Industrial activities have raised atmospheric carbon dioxide levels from 280 parts per million to 400 parts per million in the last 150 years, and the increases are continuing.
Scientific and Visual Evidence
There is a vast amount of scientific evidence that confirms the buildup of carbon dioxide in the atmosphere, and its effect in raising global temperatures. And, the buildup of greenhouse gases is accelerating.
The evidence for rapid climate change is compelling:
· Sea level rise;
o The global sea level rose 8 inches in the last century, and the rate of increase in the last 20 years is about double that rate;
· Global temperature rise;
o The earth’s average temperature has risen by 2.0 degrees Fahrenheit since the late 19th century, driven by human-made emissions, with the U.S. being a very large contributor. Most of the warming occurred in the last 35 years, with 16 of the 17 warmest years on record occurring since 2001. Not only was 2016 the warmest year on record, but eight of the 12 months that make up the year — from January through September, with the exception of June — were the warmest on record for those respective months.
o The number of record high temperature events in the United States has been increasing, while the number of record low temperature events has been decreasing, since 1950. The U.S. has also witnessed an increasing numbers of intense rainfall events.
· Warming oceans;
o The oceans have absorbed much of the increased heat;
§ The top 2,300 feet of the ocean has increased in temperature by 0.3 degrees Fahrenheit since 1969
· Shrinking ice sheets;
o The Greenland and Antarctic ice sheets have decreased in mass
§ Data from NASA shows Greenland lost 150 to 250 cubic kilometers (36 to 60 cubic miles) of ice per year between 2002 and 2006,
§ While, Antarctica lost about 152 cubic kilometers (36 cubic miles) of ice between 2002 and 2005.

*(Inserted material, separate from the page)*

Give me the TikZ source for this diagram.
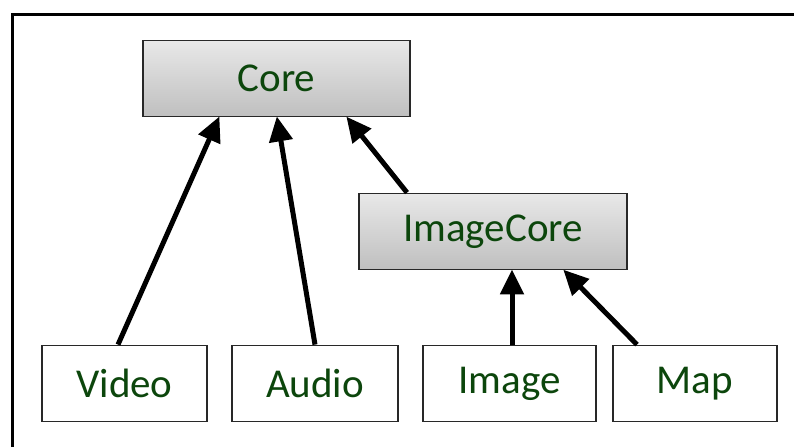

· Declining Arctic sea ice;
o Both the extent and thickness of Arctic sea ice has declined rapidly over the last several decades
· Extreme events
o Glaciers are retreating worldwide, including in the Alps, Himalayas, Andes, Rockies, Alaska and Africa.
· Ocean acidification
o Since the beginning of the Industrial Revolution, the acidity of surface ocean waters has increased by about 30 percent. This increase is the result of humans emitting more carbon dioxide into the atmosphere and hence more being absorbed into the oceans. The amount of carbon dioxide absorbed by the upper layer of the oceans is increasing by about 2 billion tons per year.
· Decreased snow cover
o Satellite observations reveal that the amount of spring snow cover in the Northern Hemisphere has decreased over the past five decades and that the snow is melting earlier
ArmchairPolitician.US Opinion: There is almost universal agreement that climate change is real. The Intergovernmental Panel on Climate Change (IPCC), which includes more than 1,300 scientists from the United States and other countries, forecasts a temperature rise of 2.5 to 10 degrees Fahrenheit over the next century.
Global sea level has risen by about 8 inches since reliable record keeping began in 1880. It is projected to rise another 1 to 4 feet by 2100. This is the result of added water from melting land ice and the expansion of seawater as it warms. Recent results indicate that high end of current estimates may be too low.
The U.S. has an obligation to be a part of the Paris agreement. The U.S. has been a major contributor to past carbon emissions retained in the atmosphere. The major contributor to climate change in the future will be China, because of the size of their population, and their rapid economic growth. A goal of the U.S. might be to renegotiate the terms of its’ and China’s participation.